**Task description**
Repeat all of the material below exactly as written, images excluded.

**Source data**
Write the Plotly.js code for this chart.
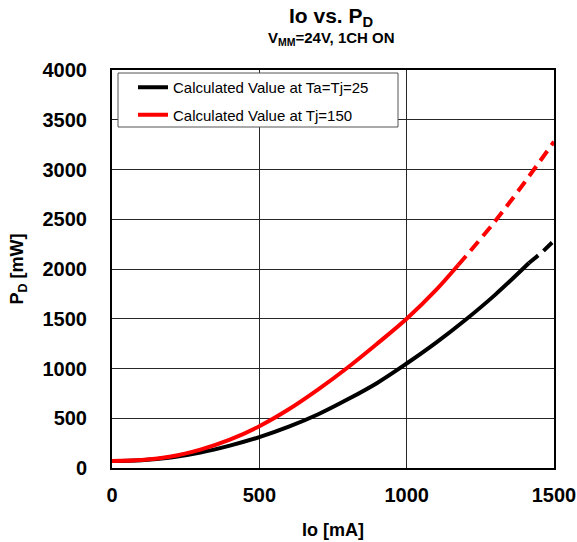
<!DOCTYPE html>
<html><head><meta charset="utf-8">
<script src="https://cdn.plot.ly/plotly-3.0.1.min.js"></script>
<style>html,body{margin:0;padding:0;background:#fff}#chart{width:577px;height:542px}</style>
</head><body><div id="chart"></div>
<script>
// Black: Calculated Value at Ta=Tj=25
const blackSolidIo = [0, 100, 200, 300, 400, 500, 600, 700, 800, 900, 1000, 1100, 1200, 1300, 1415];
const blackSolidPd = [70, 78, 105, 155, 225, 310, 415, 540, 690, 855, 1050, 1260, 1490, 1740, 2060];
const blackDashIo = [1415, 1460, 1500];
const blackDashPd = [2060, 2170, 2285];
// Red: Calculated Value at Tj=150
const redSolidIo = [0, 100, 200, 300, 400, 500, 600, 700, 800, 900, 1000, 1100, 1175];
const redSolidPd = [70, 80, 115, 185, 285, 420, 590, 790, 1010, 1250, 1500, 1790, 2040];
const redDashIo = [1175, 1200, 1300, 1400, 1500];
const redDashPd = [2040, 2125, 2480, 2870, 3280];
const legendNames = ["Calculated Value at Ta=Tj=25", "Calculated Value at Tj=150"];
const xTicks = [0, 500, 1000, 1500];
const yTicks = [0, 500, 1000, 1500, 2000, 2500, 3000, 3500, 4000];
const titleText = "Io vs. P<sub>D</sub>";
const subtitleText = "V<sub>MM</sub>=24V, 1CH ON";

const traces = [
  {x: blackSolidIo, y: blackSolidPd, mode: 'lines', name: legendNames[0], legendgroup: 'a', line: {color: '#000000', width: 4, shape: 'spline'}},
  {x: redSolidIo, y: redSolidPd, mode: 'lines', name: legendNames[1], legendgroup: 'b', line: {color: '#ff0000', width: 4, shape: 'spline'}},
  {x: blackDashIo, y: blackDashPd, mode: 'lines', showlegend: false, legendgroup: 'a', line: {color: '#000000', width: 4, dash: '12px,7px'}},
  {x: redDashIo, y: redDashPd, mode: 'lines', showlegend: false, legendgroup: 'b', line: {color: '#ff0000', width: 4, dash: '12px,7px', shape: 'spline'}}
];
const font = 'Liberation Sans, Arial, sans-serif';
const W = 442, H = 398, L = 112, T = 70;
const px = v => (v - L) / W;
const py = v => (T + H - v) / H;
const layout = {
  width: 577, height: 542,
  margin: {l: L, r: 577 - L - W, t: T, b: 542 - T - H},
  paper_bgcolor: '#ffffff', plot_bgcolor: '#ffffff',
  font: {family: font, color: '#000000'},
  xaxis: {
    range: [0, 1500], tickvals: xTicks, ticktext: xTicks.map(String),
    showgrid: true, gridcolor: '#262626', gridwidth: 1,
    showline: true, linecolor: '#000', linewidth: 2, mirror: true,
    ticks: '', zeroline: false, ticklabelstandoff: 8,
    tickfont: {family: font, size: 20, color: '#000', weight: 'bold'},
    title: {text: '<b>Io [mA]</b>', font: {family: font, size: 18, color: '#000'}, standoff: 18}
  },
  yaxis: {
    range: [0, 4000], tickvals: yTicks, ticktext: yTicks.map(String),
    showgrid: true, gridcolor: '#262626', gridwidth: 1,
    showline: true, linecolor: '#000', linewidth: 2, mirror: true,
    ticks: '', zeroline: false, ticklabelstandoff: 19,
    tickfont: {family: font, size: 20, color: '#000', weight: 'bold'},
    title: {text: '<b>P<sub>D</sub> [mW]</b>', font: {family: font, size: 18, color: '#000'}, standoff: 14}
  },
  legend: {
    x: px(133), y: py(71), xanchor: 'left', yanchor: 'top',
    bgcolor: 'rgba(0,0,0,0)', borderwidth: 0,
    font: {family: font, size: 15, color: '#000'},
    traceorder: 'grouped', tracegroupgap: 5, itemwidth: 30
  },
  shapes: [{
    type: 'rect', xref: 'paper', yref: 'paper',
    x0: px(118), x1: px(398), y0: py(127), y1: py(73),
    line: {color: '#555555', width: 1}, fillcolor: '#ffffff', layer: 'above'
  }],
  annotations: [
    {text: titleText, xref: 'paper', yref: 'paper', x: px(331), y: py(17), xanchor: 'center', yanchor: 'middle', showarrow: false, font: {family: font, size: 21, color: '#000', weight: 'bold'}},
    {text: subtitleText, xref: 'paper', yref: 'paper', x: px(331), y: py(38), xanchor: 'center', yanchor: 'middle', showarrow: false, font: {family: font, size: 15, color: '#000', weight: 'bold'}}
  ],
  showlegend: true
};
Plotly.newPlot('chart', traces, layout, {displayModeBar: false, staticPlot: true});
</script></body></html>
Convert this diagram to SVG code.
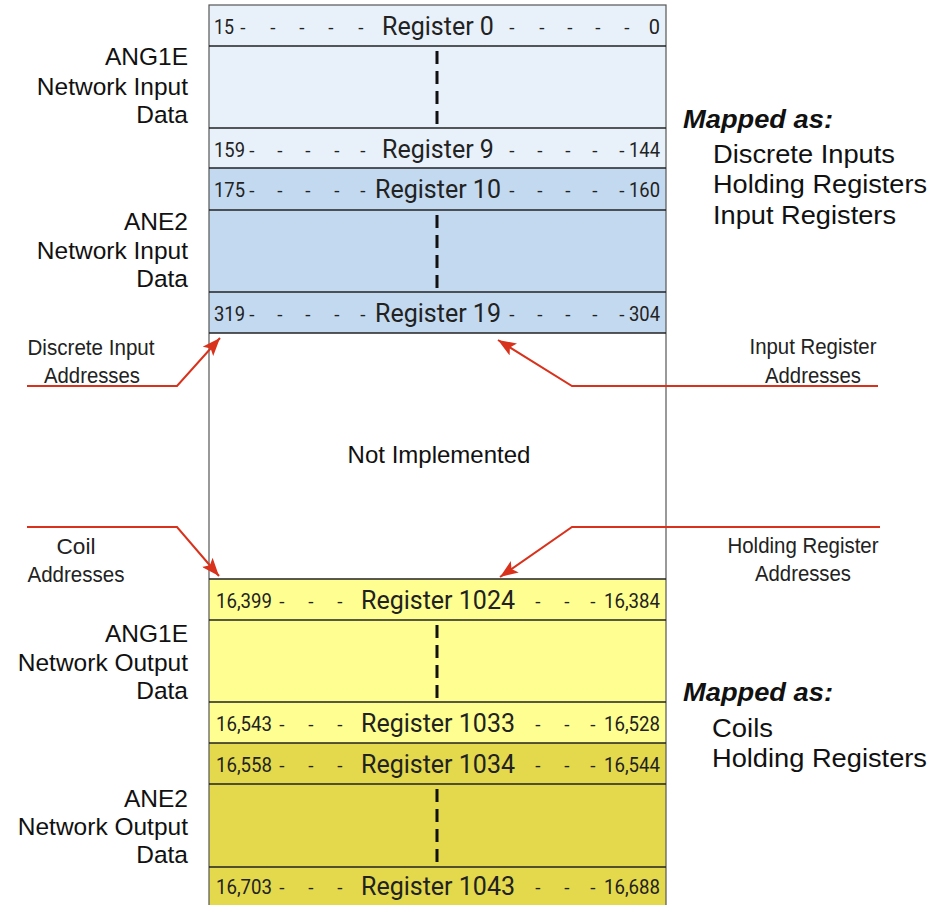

**Answer for the task**
Write the Plotly.js code for this chart.
<!DOCTYPE html>
<html><head><meta charset="utf-8">
<script src="https://cdn.plot.ly/plotly-3.0.1.min.js"></script>
<style>html,body{margin:0;padding:0;background:#fff}#chart{width:577px;height:542px}</style>
</head><body><div id="chart"></div>
<script>
// Black: Calculated Value at Ta=Tj=25
const blackSolidIo = [0, 100, 200, 300, 400, 500, 600, 700, 800, 900, 1000, 1100, 1200, 1300, 1415];
const blackSolidPd = [70, 78, 105, 155, 225, 310, 415, 540, 690, 855, 1050, 1260, 1490, 1740, 2060];
const blackDashIo = [1415, 1460, 1500];
const blackDashPd = [2060, 2170, 2285];
// Red: Calculated Value at Tj=150
const redSolidIo = [0, 100, 200, 300, 400, 500, 600, 700, 800, 900, 1000, 1100, 1175];
const redSolidPd = [70, 80, 115, 185, 285, 420, 590, 790, 1010, 1250, 1500, 1790, 2040];
const redDashIo = [1175, 1200, 1300, 1400, 1500];
const redDashPd = [2040, 2125, 2480, 2870, 3280];
const legendNames = ["Calculated Value at Ta=Tj=25", "Calculated Value at Tj=150"];
const xTicks = [0, 500, 1000, 1500];
const yTicks = [0, 500, 1000, 1500, 2000, 2500, 3000, 3500, 4000];
const titleText = "Io vs. P<sub>D</sub>";
const subtitleText = "V<sub>MM</sub>=24V, 1CH ON";

const traces = [
  {x: blackSolidIo, y: blackSolidPd, mode: 'lines', name: legendNames[0], legendgroup: 'a', line: {color: '#000000', width: 4, shape: 'spline'}},
  {x: redSolidIo, y: redSolidPd, mode: 'lines', name: legendNames[1], legendgroup: 'b', line: {color: '#ff0000', width: 4, shape: 'spline'}},
  {x: blackDashIo, y: blackDashPd, mode: 'lines', showlegend: false, legendgroup: 'a', line: {color: '#000000', width: 4, dash: '12px,7px'}},
  {x: redDashIo, y: redDashPd, mode: 'lines', showlegend: false, legendgroup: 'b', line: {color: '#ff0000', width: 4, dash: '12px,7px', shape: 'spline'}}
];
const font = 'Liberation Sans, Arial, sans-serif';
const W = 442, H = 398, L = 112, T = 70;
const px = v => (v - L) / W;
const py = v => (T + H - v) / H;
const layout = {
  width: 577, height: 542,
  margin: {l: L, r: 577 - L - W, t: T, b: 542 - T - H},
  paper_bgcolor: '#ffffff', plot_bgcolor: '#ffffff',
  font: {family: font, color: '#000000'},
  xaxis: {
    range: [0, 1500], tickvals: xTicks, ticktext: xTicks.map(String),
    showgrid: true, gridcolor: '#262626', gridwidth: 1,
    showline: true, linecolor: '#000', linewidth: 2, mirror: true,
    ticks: '', zeroline: false, ticklabelstandoff: 8,
    tickfont: {family: font, size: 20, color: '#000', weight: 'bold'},
    title: {text: '<b>Io [mA]</b>', font: {family: font, size: 18, color: '#000'}, standoff: 18}
  },
  yaxis: {
    range: [0, 4000], tickvals: yTicks, ticktext: yTicks.map(String),
    showgrid: true, gridcolor: '#262626', gridwidth: 1,
    showline: true, linecolor: '#000', linewidth: 2, mirror: true,
    ticks: '', zeroline: false, ticklabelstandoff: 19,
    tickfont: {family: font, size: 20, color: '#000', weight: 'bold'},
    title: {text: '<b>P<sub>D</sub> [mW]</b>', font: {family: font, size: 18, color: '#000'}, standoff: 14}
  },
  legend: {
    x: px(133), y: py(71), xanchor: 'left', yanchor: 'top',
    bgcolor: 'rgba(0,0,0,0)', borderwidth: 0,
    font: {family: font, size: 15, color: '#000'},
    traceorder: 'grouped', tracegroupgap: 5, itemwidth: 30
  },
  shapes: [{
    type: 'rect', xref: 'paper', yref: 'paper',
    x0: px(118), x1: px(398), y0: py(127), y1: py(73),
    line: {color: '#555555', width: 1}, fillcolor: '#ffffff', layer: 'above'
  }],
  annotations: [
    {text: titleText, xref: 'paper', yref: 'paper', x: px(331), y: py(17), xanchor: 'center', yanchor: 'middle', showarrow: false, font: {family: font, size: 21, color: '#000', weight: 'bold'}},
    {text: subtitleText, xref: 'paper', yref: 'paper', x: px(331), y: py(38), xanchor: 'center', yanchor: 'middle', showarrow: false, font: {family: font, size: 15, color: '#000', weight: 'bold'}}
  ],
  showlegend: true
};
Plotly.newPlot('chart', traces, layout, {displayModeBar: false, staticPlot: true});
</script></body></html>
Convert this diagram to SVG code.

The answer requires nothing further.